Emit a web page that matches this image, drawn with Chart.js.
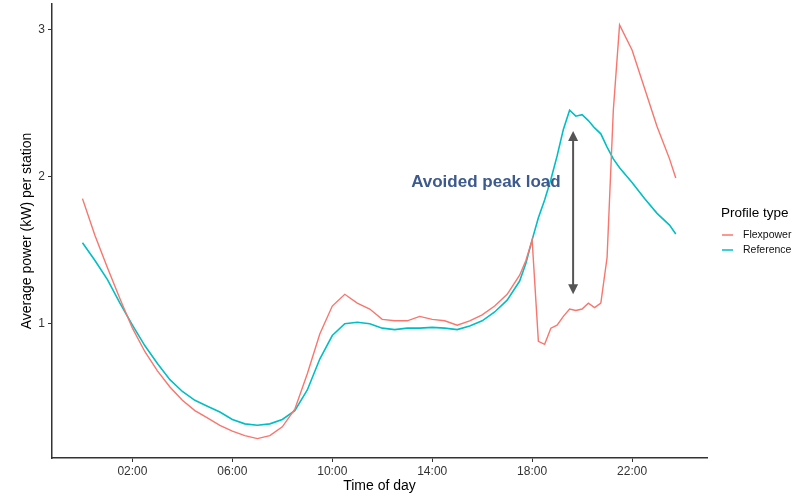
<!DOCTYPE html>
<html>
<head>
<meta charset="utf-8">
<script src="https://cdn.jsdelivr.net/npm/chart.js@4.4.0/dist/chart.umd.min.js"></script>
<style>
    html, body { margin: 0; padding: 0; background: #fff; }
    #wrap { width: 802px; height: 502px; }
</style>
</head>
<body>
<div id="wrap"><canvas id="powerChart" width="802" height="502"></canvas></div>
<script>
"use strict";

// time of day in hours
var hours = [0, 0.5, 1, 1.5, 2, 2.5, 3, 3.5, 4, 4.5, 5, 5.5, 6, 6.5, 7, 7.5, 8, 8.5, 9, 9.5,
    10, 10.5, 11, 11.5, 12, 12.5, 13, 13.5, 14, 14.5, 15, 15.5, 16, 16.5, 17, 17.5, 17.75,
    18, 18.25, 18.5, 18.75, 19, 19.25, 19.5, 19.75, 20, 20.25, 20.5, 20.75, 21, 21.25, 21.5,
    22, 22.5, 23, 23.5, 23.75];

var flexpower = [1.85, 1.60, 1.38, 1.17, 0.97, 0.81, 0.68, 0.57, 0.48, 0.41, 0.36, 0.31, 0.27, 0.24, 0.22, 0.24, 0.30, 0.42, 0.66, 0.93,
    1.12, 1.20, 1.14, 1.10, 1.03, 1.02, 1.02, 1.05, 1.03, 1.02, 0.99, 1.02, 1.06, 1.12, 1.20, 1.33, 1.43,
    1.57, 0.88, 0.86, 0.97, 0.99, 1.05, 1.10, 1.09, 1.10, 1.14, 1.11, 1.14, 1.45, 2.45, 3.03,
    2.86, 2.60, 2.34, 2.12, 1.99];

var reference = [1.55, 1.43, 1.30, 1.14, 0.99, 0.85, 0.73, 0.62, 0.54, 0.48, 0.44, 0.40, 0.35, 0.32, 0.31, 0.32, 0.35, 0.41, 0.55, 0.76,
    0.92, 1.00, 1.01, 1.00, 0.97, 0.96, 0.97, 0.97, 0.975, 0.97, 0.96, 0.985, 1.02, 1.08, 1.16, 1.29, 1.41,
    1.57, 1.72, 1.84, 1.98, 2.14, 2.32, 2.45, 2.41, 2.42, 2.38, 2.33, 2.29, 2.20, 2.12, 2.06,
    1.96, 1.85, 1.75, 1.67, 1.61];

var seriesNames = ["Flexpower", "Reference"];
var xTicks = [2, 6, 10, 14, 18, 22];
var yTicks = [1, 2, 3];

var fontFamily = "'Liberation Sans', Arial, Helvetica, sans-serif";
var colors = ["#F8766D", "#00BFC4"];

// annotation in data units
var peakArrow = { hour: 19.64, top: 2.31, bottom: 1.2 };
var peakLabel = { hour: 16.15, value: 1.96, text: "Avoided peak load" };

function toPoints(values) {
    var pts = [];
    for (var i = 0; i < hours.length; i++) pts.push({ x: hours[i], y: values[i] });
    return pts;
}

function arrowHead(ctx, x, y, dir) {
    ctx.beginPath();
    ctx.moveTo(x, y);
    ctx.lineTo(x - 5, y - dir * 10);
    ctx.lineTo(x + 5, y - dir * 10);
    ctx.closePath();
    ctx.fill();
}

var overlayPlugin = {
    id: "overlay",
    afterDatasetsDraw: function(chart) {
        var ctx = chart.ctx, xs = chart.scales.x, ys = chart.scales.y;
        ctx.save();

        // double arrow
        var ax = xs.getPixelForValue(peakArrow.hour),
            y1 = ys.getPixelForValue(peakArrow.top),
            y2 = ys.getPixelForValue(peakArrow.bottom);
        ctx.strokeStyle = "#555555";
        ctx.fillStyle = "#555555";
        ctx.lineWidth = 2;
        ctx.beginPath();
        ctx.moveTo(ax, y1 + 8);
        ctx.lineTo(ax, y2 - 8);
        ctx.stroke();
        arrowHead(ctx, ax, y1, -1);
        arrowHead(ctx, ax, y2, 1);

        ctx.fillStyle = "#3D5A8E";
        ctx.font = "bold 17px " + fontFamily;
        ctx.textAlign = "center";
        ctx.textBaseline = "middle";
        ctx.fillText(peakLabel.text, xs.getPixelForValue(peakLabel.hour), ys.getPixelForValue(peakLabel.value));

        // legend
        ctx.textAlign = "left";
        ctx.fillStyle = "#000";
        ctx.font = "13.5px " + fontFamily;
        ctx.fillText("Profile type", 721, 213);
        ctx.font = "10.5px " + fontFamily;
        for (var i = 0; i < seriesNames.length; i++) {
            var ly = 235 + i * 15;
            ctx.strokeStyle = colors[i];
            ctx.lineWidth = 1.5;
            ctx.beginPath();
            ctx.moveTo(722, ly);
            ctx.lineTo(733, ly);
            ctx.stroke();
            ctx.fillStyle = "#111";
            ctx.fillText(seriesNames[i], 743, ly);
        }
        ctx.restore();
    }
};

var chart = new Chart(document.getElementById("powerChart").getContext("2d"), {
    type: "line",
    data: {
        datasets: [{
            label: seriesNames[0],
            data: toPoints(flexpower),
            borderColor: colors[0],
            borderWidth: 1.4,
            pointRadius: 0,
            tension: 0,
            fill: false
        }, {
            label: seriesNames[1],
            data: toPoints(reference),
            borderColor: colors[1],
            borderWidth: 1.6,
            pointRadius: 0,
            tension: 0,
            fill: false
        }]
    },
    options: {
        responsive: false,
        animation: false,
        devicePixelRatio: 1,
        layout: { padding: { top: 4, right: 95, left: 0, bottom: 0 } },
        plugins: {
            legend: { display: false },
            tooltip: { enabled: false }
        },
        scales: {
            x: {
                type: "linear",
                min: -1.22,
                max: 25,
                afterBuildTicks: function(s) { s.ticks = xTicks.map(function(v) { return { value: v }; }); },
                afterFit: function(s) { s.height = 44; s.paddingLeft = 0; s.paddingRight = 0; },
                ticks: {
                    autoSkip: false,
                    maxRotation: 0,
                    padding: 2,
                    color: "#333",
                    font: { family: fontFamily, size: 12 },
                    callback: function(v) { return (v < 10 ? "0" : "") + v + ":00"; }
                },
                grid: { drawOnChartArea: false, tickLength: 4, color: "#333" },
                border: { color: "#333", width: 1.5 },
                title: {
                    display: true,
                    text: "Time of day",
                    color: "#000",
                    font: { family: fontFamily, size: 14 },
                    padding: { top: 0, bottom: 7 }
                }
            },
            y: {
                min: 0.088,
                max: 3.172,
                afterBuildTicks: function(s) { s.ticks = yTicks.map(function(v) { return { value: v }; }); },
                afterFit: function(s) { s.width = 52; s.paddingTop = 0; s.paddingBottom = 0; },
                ticks: {
                    padding: 3,
                    color: "#333",
                    font: { family: fontFamily, size: 12 },
                    callback: function(v) { return String(v); }
                },
                grid: { drawOnChartArea: false, tickLength: 4, color: "#333" },
                border: { color: "#333", width: 1.5 },
                title: {
                    display: true,
                    text: "Average power (kW) per station",
                    color: "#000",
                    font: { family: fontFamily, size: 14 },
                    padding: { top: 19, bottom: 0 }
                }
            }
        }
    },
    plugins: [overlayPlugin]
});
</script>
</body>
</html>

========================================

* Written instruction
Repeat the data exactly, without the pictures.

* Result below
Emit a web page that matches this image, drawn with Chart.js.
<!DOCTYPE html>
<html>
<head>
<meta charset="utf-8">
<script src="https://cdn.jsdelivr.net/npm/chart.js@4.4.0/dist/chart.umd.min.js"></script>
<style>
    html, body { margin: 0; padding: 0; background: #fff; }
    #wrap { width: 802px; height: 502px; }
</style>
</head>
<body>
<div id="wrap"><canvas id="powerChart" width="802" height="502"></canvas></div>
<script>
"use strict";

// time of day in hours
var hours = [0, 0.5, 1, 1.5, 2, 2.5, 3, 3.5, 4, 4.5, 5, 5.5, 6, 6.5, 7, 7.5, 8, 8.5, 9, 9.5,
    10, 10.5, 11, 11.5, 12, 12.5, 13, 13.5, 14, 14.5, 15, 15.5, 16, 16.5, 17, 17.5, 17.75,
    18, 18.25, 18.5, 18.75, 19, 19.25, 19.5, 19.75, 20, 20.25, 20.5, 20.75, 21, 21.25, 21.5,
    22, 22.5, 23, 23.5, 23.75];

var flexpower = [1.85, 1.60, 1.38, 1.17, 0.97, 0.81, 0.68, 0.57, 0.48, 0.41, 0.36, 0.31, 0.27, 0.24, 0.22, 0.24, 0.30, 0.42, 0.66, 0.93,
    1.12, 1.20, 1.14, 1.10, 1.03, 1.02, 1.02, 1.05, 1.03, 1.02, 0.99, 1.02, 1.06, 1.12, 1.20, 1.33, 1.43,
    1.57, 0.88, 0.86, 0.97, 0.99, 1.05, 1.10, 1.09, 1.10, 1.14, 1.11, 1.14, 1.45, 2.45, 3.03,
    2.86, 2.60, 2.34, 2.12, 1.99];

var reference = [1.55, 1.43, 1.30, 1.14, 0.99, 0.85, 0.73, 0.62, 0.54, 0.48, 0.44, 0.40, 0.35, 0.32, 0.31, 0.32, 0.35, 0.41, 0.55, 0.76,
    0.92, 1.00, 1.01, 1.00, 0.97, 0.96, 0.97, 0.97, 0.975, 0.97, 0.96, 0.985, 1.02, 1.08, 1.16, 1.29, 1.41,
    1.57, 1.72, 1.84, 1.98, 2.14, 2.32, 2.45, 2.41, 2.42, 2.38, 2.33, 2.29, 2.20, 2.12, 2.06,
    1.96, 1.85, 1.75, 1.67, 1.61];

var seriesNames = ["Flexpower", "Reference"];
var xTicks = [2, 6, 10, 14, 18, 22];
var yTicks = [1, 2, 3];

var fontFamily = "'Liberation Sans', Arial, Helvetica, sans-serif";
var colors = ["#F8766D", "#00BFC4"];

// annotation in data units
var peakArrow = { hour: 19.64, top: 2.31, bottom: 1.2 };
var peakLabel = { hour: 16.15, value: 1.96, text: "Avoided peak load" };

function toPoints(values) {
    var pts = [];
    for (var i = 0; i < hours.length; i++) pts.push({ x: hours[i], y: values[i] });
    return pts;
}

function arrowHead(ctx, x, y, dir) {
    ctx.beginPath();
    ctx.moveTo(x, y);
    ctx.lineTo(x - 5, y - dir * 10);
    ctx.lineTo(x + 5, y - dir * 10);
    ctx.closePath();
    ctx.fill();
}

var overlayPlugin = {
    id: "overlay",
    afterDatasetsDraw: function(chart) {
        var ctx = chart.ctx, xs = chart.scales.x, ys = chart.scales.y;
        ctx.save();

        // double arrow
        var ax = xs.getPixelForValue(peakArrow.hour),
            y1 = ys.getPixelForValue(peakArrow.top),
            y2 = ys.getPixelForValue(peakArrow.bottom);
        ctx.strokeStyle = "#555555";
        ctx.fillStyle = "#555555";
        ctx.lineWidth = 2;
        ctx.beginPath();
        ctx.moveTo(ax, y1 + 8);
        ctx.lineTo(ax, y2 - 8);
        ctx.stroke();
        arrowHead(ctx, ax, y1, -1);
        arrowHead(ctx, ax, y2, 1);

        ctx.fillStyle = "#3D5A8E";
        ctx.font = "bold 17px " + fontFamily;
        ctx.textAlign = "center";
        ctx.textBaseline = "middle";
        ctx.fillText(peakLabel.text, xs.getPixelForValue(peakLabel.hour), ys.getPixelForValue(peakLabel.value));

        // legend
        ctx.textAlign = "left";
        ctx.fillStyle = "#000";
        ctx.font = "13.5px " + fontFamily;
        ctx.fillText("Profile type", 721, 213);
        ctx.font = "10.5px " + fontFamily;
        for (var i = 0; i < seriesNames.length; i++) {
            var ly = 235 + i * 15;
            ctx.strokeStyle = colors[i];
            ctx.lineWidth = 1.5;
            ctx.beginPath();
            ctx.moveTo(722, ly);
            ctx.lineTo(733, ly);
            ctx.stroke();
            ctx.fillStyle = "#111";
            ctx.fillText(seriesNames[i], 743, ly);
        }
        ctx.restore();
    }
};

var chart = new Chart(document.getElementById("powerChart").getContext("2d"), {
    type: "line",
    data: {
        datasets: [{
            label: seriesNames[0],
            data: toPoints(flexpower),
            borderColor: colors[0],
            borderWidth: 1.4,
            pointRadius: 0,
            tension: 0,
            fill: false
        }, {
            label: seriesNames[1],
            data: toPoints(reference),
            borderColor: colors[1],
            borderWidth: 1.6,
            pointRadius: 0,
            tension: 0,
            fill: false
        }]
    },
    options: {
        responsive: false,
        animation: false,
        devicePixelRatio: 1,
        layout: { padding: { top: 4, right: 95, left: 0, bottom: 0 } },
        plugins: {
            legend: { display: false },
            tooltip: { enabled: false }
        },
        scales: {
            x: {
                type: "linear",
                min: -1.22,
                max: 25,
                afterBuildTicks: function(s) { s.ticks = xTicks.map(function(v) { return { value: v }; }); },
                afterFit: function(s) { s.height = 44; s.paddingLeft = 0; s.paddingRight = 0; },
                ticks: {
                    autoSkip: false,
                    maxRotation: 0,
                    padding: 2,
                    color: "#333",
                    font: { family: fontFamily, size: 12 },
                    callback: function(v) { return (v < 10 ? "0" : "") + v + ":00"; }
                },
                grid: { drawOnChartArea: false, tickLength: 4, color: "#333" },
                border: { color: "#333", width: 1.5 },
                title: {
                    display: true,
                    text: "Time of day",
                    color: "#000",
                    font: { family: fontFamily, size: 14 },
                    padding: { top: 0, bottom: 7 }
                }
            },
            y: {
                min: 0.088,
                max: 3.172,
                afterBuildTicks: function(s) { s.ticks = yTicks.map(function(v) { return { value: v }; }); },
                afterFit: function(s) { s.width = 52; s.paddingTop = 0; s.paddingBottom = 0; },
                ticks: {
                    padding: 3,
                    color: "#333",
                    font: { family: fontFamily, size: 12 },
                    callback: function(v) { return String(v); }
                },
                grid: { drawOnChartArea: false, tickLength: 4, color: "#333" },
                border: { color: "#333", width: 1.5 },
                title: {
                    display: true,
                    text: "Average power (kW) per station",
                    color: "#000",
                    font: { family: fontFamily, size: 14 },
                    padding: { top: 19, bottom: 0 }
                }
            }
        }
    },
    plugins: [overlayPlugin]
});
</script>
</body>
</html>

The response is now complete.